Ecrit par Didier Smal 11.10.17 dans La Une Livres, Les Livres, Critiques, Rivages poche, Langue portugaise, Poésie

Fragments d’un voyage immobile, précédés d’un essai d’Octavio Paz, trad. portugais Rémy Hourcade, 128 pages, 6,60 €

Ecrivain(s): Fernando Pessoa Edition: Rivages poche

Fragments d’un voyage immobile, Fernando Pessoa

 

Lit-on vraiment l’œuvre de Fernando Pessoa (1888-1935) ? Oui, et non. Oui, une première fois, on se laisse porter par les poèmes ou la prose ; non, parce qu’ensuite on ne cesse d’y revenir, suivant les signets ou attendant du vent qu’il ouvre le volume écorné, à force, à une page quelconque qu’on lira puis qu’on rêvera. On sirote, on picore au final plus Pessoa qu’on ne le lit, en somme. Ce picorage, cette maraude quasi, c’est exactement ce que propose le petit volume Fragments d’un Voyage Immobile réédité ces jours-ci par les éditions Rivages dans leur collection de poche – avoir toujours Pessoa à portée de la main, même sous forme de « fragments », en tout lieu, tout moment, ce n’est pas un luxe, c’est une nécessité.

Avant d’aborder les « fragments » en question, considérons la préface, en fait un essai signé Octavio Paz (1914-1998), long d’une quarantaine de pages, intitulé « Un Inconnu de lui-même : Fernando Pessoa » et daté de 1961. Le poète mexicain, lauréat du Prix Nobel de Littérature, s’y livre à une analyse de l’œuvre de Pessoa, éclairant entre autres la notion d’hétéronyme, indispensable pour appréhender les différents recueils du Portugais, signés aussi bien Fernando Pessoa qu’Alberto Caeiro, Ricardo Reis ou encore Alvaro de Campos.

Il s’agit bien de comprendre que Pessoa n’a pas écrit sous pseudonyme mais a inventé intégralement des écrivains aux œuvres distinctes, chacune possédant son style et son propos, certaines s’opposant même entre elles.
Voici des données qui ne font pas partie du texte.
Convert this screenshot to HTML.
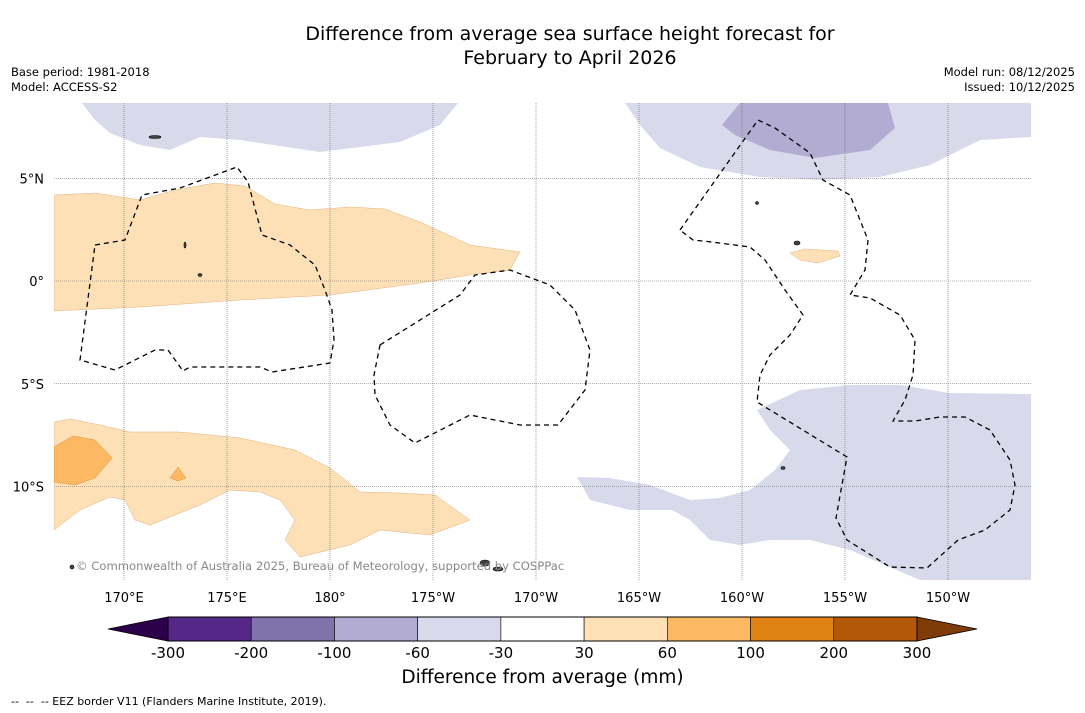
<!DOCTYPE html>
<html><head><meta charset="utf-8"><style>
body{margin:0;background:#fff;font-family:"DejaVu Sans","Liberation Sans",sans-serif;}
#wrap{position:relative;width:1085px;height:713px;overflow:hidden;background:#fff}
.t{position:absolute;white-space:nowrap}
svg text{font-family:"DejaVu Sans","Liberation Sans",sans-serif;}
</style></head><body>
<div id="wrap">
<div class="t" style="left:0;width:1140px;top:22px;text-align:center;font-size:19px;line-height:24px;color:#000">Difference from average sea surface height forecast for<br>February to April 2026</div>
<div class="t" style="left:11px;top:65px;font-size:11.5px;line-height:15px">Base period: 1981-2018<br>Model: ACCESS-S2</div>
<div class="t" style="right:10px;top:65px;font-size:11.5px;line-height:15px;text-align:right">Model run: 08/12/2025<br>Issued: 10/12/2025</div>
<svg id="svg" width="1085" height="713" style="position:absolute;left:0;top:0">
<defs><clipPath id="mc"><rect x="54" y="103" width="977" height="477"/></clipPath></defs>
<g clip-path="url(#mc)">
<polygon fill="#fee0b6" stroke="#e0b080" stroke-width="0.5" points="54,195 95,193 140,200 175,190 215,183 245,186 275,204 310,210 350,207 385,209 420,222 470,245 520,252 510,270 470,275 420,283 330,295 240,300 140,307 54,311"/>
<polygon fill="#fee0b6" stroke="#e0b080" stroke-width="0.5" points="54,422 70,419 100,425 130,432 180,432 240,438 295,450 330,468 360,492 400,493 435,495 470,520 430,535 380,530 350,545 300,557 285,540 295,520 280,500 260,492 230,490 200,505 175,515 150,525 135,520 125,500 110,497 80,510 54,530"/>
<polygon fill="#fdb863" stroke="#d89040" stroke-width="0.5" points="54,447 73,436 95,440 112,458 95,478 75,485 54,482"/>
<polygon fill="#fdb863" stroke="#d89040" stroke-width="0.5" points="170,478 178,467 186,478 178,481"/>
<polygon fill="#fee0b6" stroke="#e0b080" stroke-width="0.5" points="790,253 805,249 838,251 840,256 818,263 800,260"/>
<polygon fill="#d8daeb" points="82,103 458,103 440,125 400,142 360,147 320,152 280,146 240,140 200,137 170,150 140,145 110,133 95,120"/>
<polygon fill="#d8daeb" points="625,103 1031,103 1031,137 980,140 930,165 880,177 820,180 760,177 700,167 660,148 640,125"/>
<polygon fill="#b2abd2" points="740,103 888,103 895,128 870,150 815,158 770,150 735,135 722,125"/>
<polygon fill="#d8daeb" points="577,477 610,478 650,485 690,500 720,498 750,490 775,470 790,450 770,430 757,410 800,390 850,385 900,385 950,393 1031,394 1031,580 920,580 880,563 850,550 810,540 770,540 740,545 710,540 690,520 672,510 630,510 590,500"/>
<g id="grid"></g>
<g fill="none" stroke="#000" stroke-width="1.3" stroke-dasharray="5,4">
<polygon points="95,245 125,240 142,195 180,188 237,167 248,182 262,235 290,245 315,265 325,290 332,310 334,340 330,363 272,372 260,367 190,367 183,371 168,350 155,350 115,370 80,360"/>
<polygon points="380,345 460,295 475,275 510,270 550,285 575,310 590,350 585,390 558,425 520,425 470,415 415,443 390,425 375,395 374,375"/>
<polyline points="680,230 758,120 775,128 810,153 823,180 850,195 868,240 865,270 850,295 870,298 900,315 915,340 913,375 905,400 893,421 915,421 940,417 965,417 990,430 1010,460 1015,485 1010,510 985,530 958,540 927,568 890,567 847,540 836,518 847,457 757,402 760,375 770,355 790,335 803,315 785,290 765,260 750,247 712,242 693,240 680,230"/>
</g>
<g fill="#444" stroke="#000" stroke-width="0.6">
<ellipse cx="485" cy="563" rx="5" ry="3"/><ellipse cx="498" cy="569" rx="5" ry="2"/><ellipse cx="155" cy="137" rx="6" ry="1.5"/>
<ellipse cx="797" cy="243" rx="3" ry="2"/><ellipse cx="757" cy="203" rx="1.5" ry="1.5"/><ellipse cx="72" cy="567" rx="2" ry="2"/>
<ellipse cx="185" cy="245" rx="1" ry="3"/><ellipse cx="200" cy="275" rx="2" ry="1.5"/><ellipse cx="783" cy="468" rx="2" ry="1.5"/>
</g>
</g>
<g id="axislabels"></g>
<g id="cbar"></g>
</svg>
<div class="t" style="left:0;width:1085px;top:667px;text-align:center;font-size:18.5px">Difference from average (mm)</div>
<div class="t" style="left:76px;top:559px;font-size:11.6px;color:#888">© Commonwealth of Australia 2025, Bureau of Meteorology, supported by COSPPac</div>
<div class="t" style="left:11px;top:695px;font-size:11px">--&nbsp; --&nbsp; -- EEZ border V11 (Flanders Marine Institute, 2019).</div>
</div>
<script>
const lonTicks=[170,175,180,185,190,195,200,205,210];
const lonLabels=["170°E","175°E","180°","175°W","170°W","165°W","160°W","155°W","150°W"];
const latTicks=[5,0,-5,-10];
const latLabels=["5°N","0°","5°S","10°S"];
const cbBounds=["-300","-200","-100","-60","-30","30","60","100","200","300"];
const cbColors=["#542788","#8073ac","#b2abd2","#d8daeb","#ffffff","#fee0b6","#fdb863","#e08214","#b35806"];
const NS="http://www.w3.org/2000/svg";
function xLon(l){return 124+(l-170)*20.6;}
function yLat(l){return 281-l*20.55;}
const grid=document.getElementById('grid'),al=document.getElementById('axislabels'),cb=document.getElementById('cbar');
function mk(t,a,p){const e=document.createElementNS(NS,t);for(const k in a)e.setAttribute(k,a[k]);p.appendChild(e);return e;}
lonTicks.forEach((l,i)=>{const x=xLon(l);
 const g=mk('line',{x1:x,x2:x,y1:103,y2:580,stroke:'#666','stroke-width':0.6,'stroke-dasharray':'1,1'},grid);
 
 
 const t=mk('text',{x:x,y:602,'text-anchor':'middle','font-size':13,fill:'#000'},al);t.textContent=lonLabels[i];
 
 });
latTicks.forEach((l,i)=>{const y=yLat(l);
 const g=mk('line',{x1:54,x2:1031,y1:y,y2:y,stroke:'#666','stroke-width':0.6,'stroke-dasharray':'1,1'},grid);
 
 
 const t=mk('text',{x:44,y:y+5,'text-anchor':'end','font-size':13,fill:'#000'},al);t.textContent=latLabels[i];
 
 });
const cx0=168,cx1=917,cy=617,ch=24,w=(cx1-cx0)/cbColors.length;
const l=mk('polygon',{points:`${cx0},${cy} 108,${cy+ch/2} ${cx0},${cy+ch}`,fill:'#2d004b',stroke:'#000','stroke-width':0.8},cb);


const r=mk('polygon',{points:`${cx1},${cy} 977,${cy+ch/2} ${cx1},${cy+ch}`,fill:'#7f3b08',stroke:'#000','stroke-width':0.8},cb);


cbColors.forEach((c,i)=>{const b=mk('rect',{x:cx0+i*w,y:cy,width:w,height:ch,fill:c,stroke:'#000','stroke-width':0.6},cb);
 
 });
mk('rect',{x:cx0,y:cy,width:cx1-cx0,height:ch,fill:'none',stroke:'#000','stroke-width':1},cb);
cbBounds.forEach((s,i)=>{const t=mk('text',{x:cx0+i*w,y:658,'text-anchor':'middle','font-size':15,fill:'#000'},cb);t.textContent=s;
 
 });
</script>
</body></html>
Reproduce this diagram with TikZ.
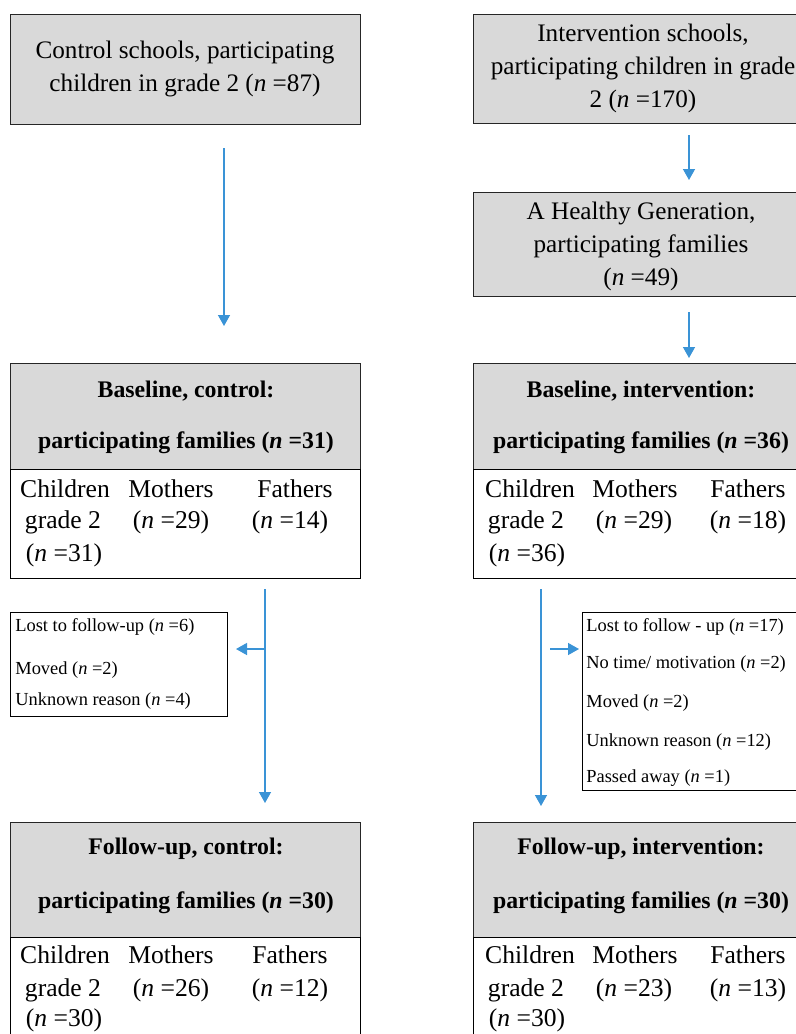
\documentclass[tikz,border=0pt]{standalone}
\usepackage{fontspec}
\setmainfont{Liberation Serif}
\usetikzlibrary{arrows.meta}
\definecolor{boxgray}{HTML}{D9D9D9}
\definecolor{arrblue}{HTML}{3A93D6}
\begin{document}
\begin{tikzpicture}[x=0.5pt,y=-0.5pt,
  gbox/.style={draw=black!85, line width=0.6pt, fill=boxgray, inner sep=0pt, anchor=north west},
  wbox/.style={draw=black, line width=0.6pt, fill=white, inner sep=0pt, anchor=north west},
  txt/.style={font=\fontsize{12.6}{16.5}\selectfont, align=center, inner sep=0pt},
  btxt/.style={font=\fontsize{11.9}{16.5}\selectfont\bfseries, inner sep=0pt},
  ttxt/.style={font=\fontsize{12.8}{16.5}\selectfont, inner sep=0pt},
  stxt/.style={font=\fontsize{9.2}{10}\selectfont, inner sep=0pt, anchor=west},
  arr/.style={draw=arrblue, line width=0.7pt, -{Triangle[width=6pt,length=5.5pt]}}
]
\useasboundingbox (0,0) rectangle (796,1034);
\clip (0,0) rectangle (796,1034);

% ---------- top boxes ----------
\node[gbox, minimum width=175pt, minimum height=55pt] (ctrl) at (10,14) {};
\node[txt] (ctrlt) at (185,69) {Control schools, participating\\children in grade 2 (\textit{n} =87)};

\node[gbox, minimum width=170pt, minimum height=54.5pt] (intv) at (473,14) {};
\node[txt] (intvt) at (643,68) {Intervention schools,\\participating children in grade\\2 (\textit{n} =170)};

\node[gbox, minimum width=170pt, minimum height=52pt] (ahg) at (473,192) {};
\node[txt] (ahgt) at (641,246) {A Healthy Generation,\\participating families\\(\textit{n} =49)};

% ---------- baseline boxes ----------
\node[gbox, minimum width=175pt, minimum height=53pt] (bch) at (10,363) {};
\node[wbox, minimum width=175pt, minimum height=54.5pt] (bct) at (10,469) {};
\node[btxt] at (186,391) {Baseline, control:};
\node[btxt] at (186,443) {participating families (\textit{n} =31)};
\node[ttxt] at (65,489) {Children};
\node[ttxt] at (63,522) {grade 2};
\node[ttxt] at (64,555) {(\textit{n} =31)};
\node[ttxt] at (171,489) {Mothers};
\node[ttxt] at (171,522) {(\textit{n} =29)};
\node[ttxt] at (295,489) {Fathers};
\node[ttxt] at (290,522) {(\textit{n} =14)};

\node[gbox, minimum width=170pt, minimum height=53pt] (bih) at (473,363) {};
\node[wbox, minimum width=170pt, minimum height=54.5pt] (bit) at (473,469) {};
\node[btxt] at (641,391) {Baseline, intervention:};
\node[btxt] at (641,443) {participating families (\textit{n} =36)};
\node[ttxt] at (530,489) {Children};
\node[ttxt] at (526,522) {grade 2};
\node[ttxt] at (527,555) {(\textit{n} =36)};
\node[ttxt] at (635,489) {Mothers};
\node[ttxt] at (634,522) {(\textit{n} =29)};
\node[ttxt] at (748,489) {Fathers};
\node[ttxt] at (748,522) {(\textit{n} =18)};

% ---------- lost to follow-up ----------
\node[wbox, minimum width=108.5pt, minimum height=52pt] (lostc) at (10,612) {};
\node[stxt] at (15,627) {Lost to follow-up (\textit{n} =6)};
\node[stxt] at (15,670) {Moved (\textit{n} =2)};
\node[stxt] at (15,701) {Unknown reason (\textit{n} =4)};

\node[wbox, minimum width=110pt, minimum height=89pt] (losti) at (582,612) {};
\node[stxt] at (586,627) {Lost to follow - up (\textit{n} =17)};
\node[stxt] at (586,664) {No time/ motivation (\textit{n} =2)};
\node[stxt] at (586,703) {Moved (\textit{n} =2)};
\node[stxt] at (586,742) {Unknown reason (\textit{n} =12)};
\node[stxt] at (586,778) {Passed away (\textit{n} =1)};

% ---------- follow-up boxes ----------
\node[gbox, minimum width=175pt, minimum height=57.5pt] (fch) at (10,822) {};
\node[wbox, minimum width=175pt, minimum height=60pt] (fct) at (10,937) {};
\node[btxt] at (186,849) {Follow-up, control:};
\node[btxt] at (186,903) {participating families (\textit{n} =30)};
\node[ttxt] at (65,955) {Children};
\node[ttxt] at (63,990) {grade 2};
\node[ttxt] at (64,1020) {(\textit{n} =30)};
\node[ttxt] at (171,955) {Mothers};
\node[ttxt] at (171,990) {(\textit{n} =26)};
\node[ttxt] at (290,955) {Fathers};
\node[ttxt] at (290,990) {(\textit{n} =12)};

\node[gbox, minimum width=170pt, minimum height=57.5pt] (fih) at (473,822) {};
\node[wbox, minimum width=170pt, minimum height=60pt] (fit) at (473,937) {};
\node[btxt] at (641,849) {Follow-up, intervention:};
\node[btxt] at (641,903) {participating families (\textit{n} =30)};
\node[ttxt] at (530,955) {Children};
\node[ttxt] at (526,990) {grade 2};
\node[ttxt] at (527,1020) {(\textit{n} =30)};
\node[ttxt] at (635,955) {Mothers};
\node[ttxt] at (634,990) {(\textit{n} =23)};
\node[ttxt] at (748,955) {Fathers};
\node[ttxt] at (748,990) {(\textit{n} =13)};

% ---------- arrows ----------
\coordinate (a1s) at (224,148); \coordinate (a1e) at (224,326);
\coordinate (a2s) at (689,135); \coordinate (a2e) at (689,180);
\coordinate (a3s) at (689,312); \coordinate (a3e) at (689,358);
\coordinate (a4s) at (265,589); \coordinate (a4e) at (265,803);
\coordinate (a4m) at (265,649); \coordinate (a4t) at (236,649);
\coordinate (a5s) at (541,589); \coordinate (a5e) at (541,806);
\coordinate (a5m) at (550,649); \coordinate (a5t) at (579,649);
\draw[arr] (a1s) -- (a1e);
\draw[arr] (a2s) -- (a2e);
\draw[arr] (a3s) -- (a3e);
\draw[arr] (a4s) -- (a4e);
\draw[arr] (a4m) -- (a4t);
\draw[arr] (a5s) -- (a5e);
\draw[arr] (a5m) -- (a5t);
\end{tikzpicture}
\end{document}
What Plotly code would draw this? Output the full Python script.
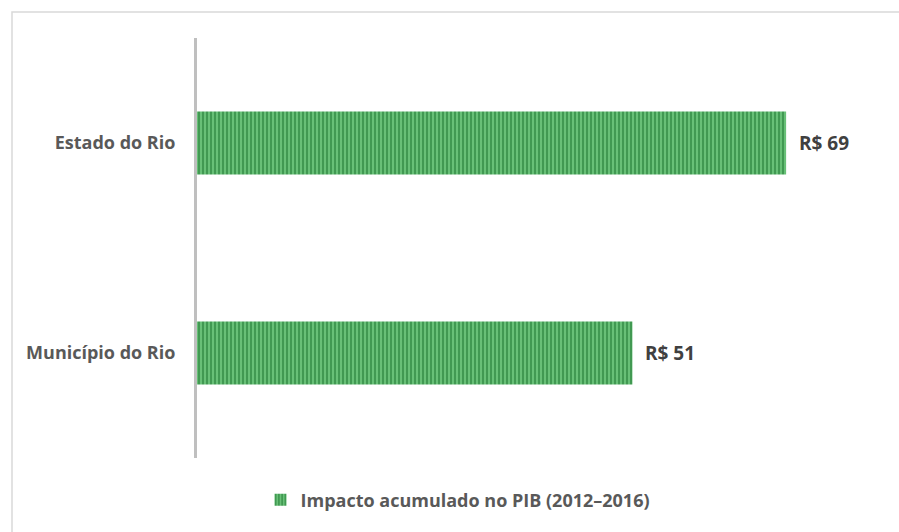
import plotly.graph_objects as go

categories = ["Município do Rio", "Estado do Rio"]
values = [51, 69]
value_labels = ["R$ 51", "R$ 69"]
series_name = "Impacto acumulado no PIB (2012–2016)"

W, H = 899, 532
L, R, T, B = 197, 19, 38, 74
pw, ph = W - L - R, H - T - B

def px2paper_x(px):
    return (px - L) / pw

def px2paper_y(py):
    return (H - B - py) / ph

FONT = "Open Sans"

fig = go.Figure()
fig.add_trace(go.Bar(
    y=categories, x=values, orientation="h", name=series_name,
    width=0.3,
    marker=dict(
        color="#3f9f4f",
        line=dict(width=0),
        pattern=dict(shape="|", fgcolor="#166d29", bgcolor="#6cc47a",
                     size=4, solidity=0.55, fillmode="overlay"),
    ),
    showlegend=True,
))

for c, v, t in zip(categories, values, value_labels):
    fig.add_annotation(x=v, y=c, text=t, showarrow=False, xanchor="left",
                       xshift=11, font=dict(size=19, color="#404040",
                                            family=FONT, weight=700))

fig.add_shape(type="rect", xref="paper", yref="paper",
              x0=px2paper_x(12), x1=px2paper_x(905),
              y0=px2paper_y(540), y1=px2paper_y(12),
              line=dict(color="#d9d9d9", width=1.5), fillcolor="rgba(0,0,0,0)",
              layer="below")

fig.update_layout(
    width=W, height=H,
    margin=dict(l=L, r=R, t=T, b=B),
    paper_bgcolor="white", plot_bgcolor="white",
    font=dict(family=FONT, color="#595959", size=18, weight=700),
    xaxis=dict(range=[0, 80], visible=False, showgrid=False, zeroline=False),
    yaxis=dict(range=[-0.5, 1.5], showline=True, linecolor="#bfbfbf", linewidth=3,
               showgrid=False, zeroline=False, ticks="", ticklabelstandoff=15,
               tickfont=dict(size=18, color="#595959", family=FONT, weight=700)),
    legend=dict(orientation="h", x=px2paper_x(458), xanchor="center",
                y=px2paper_y(500), yanchor="middle", itemwidth=30,
                font=dict(size=18, color="#595959", family=FONT, weight=700)),
    showlegend=True,
)

fig.write_html("out.html", config={"displayModeBar": False},
               post_script="document.body.style.margin='0';")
Paz cite d’ailleurs Pessoa, concernant le style et la langue : « Caeiro écrit mal le portugais ; Campos le fait raisonnablement, bien qu’il lui arrive de commettre des erreurs […] ; Reis l’écrit mieux que moi, mais avec un purisme que j’estime exagéré ».

Pour expliquer ces hétéronymes, Paz utilise une comparaison parlante : « les hétéronymes écrivent dans une seule direction et dans un même courant temporel ; Pessoa bifurque comme un delta et chacun de ses bras nous offre l’image, les images, d’un moment ». On ne saurait mieux dire, et le Mexicain le montre au fil de son bref essai, inscrivant Pessoa dans « la tradition des grands poètes de l’âge moderne, depuis Nerval et les romantiques allemands ». Paz voit en la naissance des hétéronymes une « destruction du moi », ce qui l’amène à conclure que le Pessoa, c’est « l’imminence de l’inconnu », ou de l’homme du futur, en tout cas de l’homme dépourvu de temporalité. Avant d’arriver à cette conclusion, Paz a brièvement évoqué la biographie de Pessoa et, surtout, donné un aperçu aussi exact qu’éclairant de chacun des hétéronymes ; pour cette seule raison, liée au style limpide du Mexicain, la lecture de cet essai est à elle seule une excellente introduction à l’œuvre du Portugais.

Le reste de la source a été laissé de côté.